Farris' professional resume includes performing with the most well-known companies in some of the most well-known theaters with some of the most famous artists in the world.

She has sung with the Santa Fe Opera, the Opera of St. Louis, the Tulsa Opera, the Fort Worth Opera and the Virginia Opera. Farris is no stranger to mainstream musical theater, having portrayed Nettie in Rodgers and Hammerstein's Carousel. She has performed at Washington D.C.'s Kennedy Center and at New York's Carnegie Hall, where she shared the stage with famed tenor Luciano Pavarotti.

Farris has also frequently performed as a featured soloist with some of the nation's most famous orchestras, including the Saint Louis Symphony, the National Symphony, the American Symphony, the Boston Symphony and the New York Philharmonic as well as with the Mormon Tabernacle Choir.

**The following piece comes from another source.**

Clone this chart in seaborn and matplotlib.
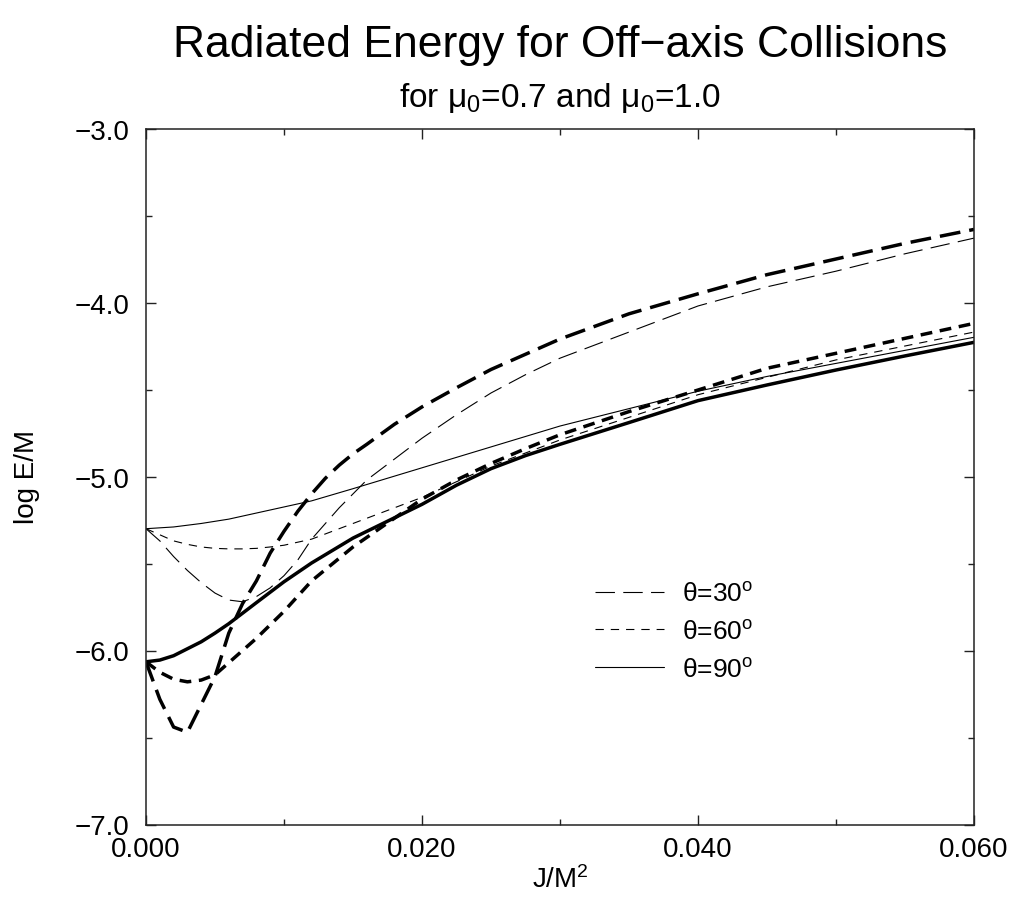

Farris said that both singing and performing have their rewards, but so does teaching.

"When I'm performing, I'm going for the emotion of the vehicle, the song, to move the audience," Farris said. "With the students, I'm mostly going for them to understand this instrument that they're learning to play, which we cannot see and we don't know how it makes pitch. When they get it, and I watch them move the audience, that is so rewarding."

According to Farris, the audiences are rewarded as well.

"What (the public) sees and hear at this campus, for less than half the price of the touring companies that come through, this is just as good, if not better," she said.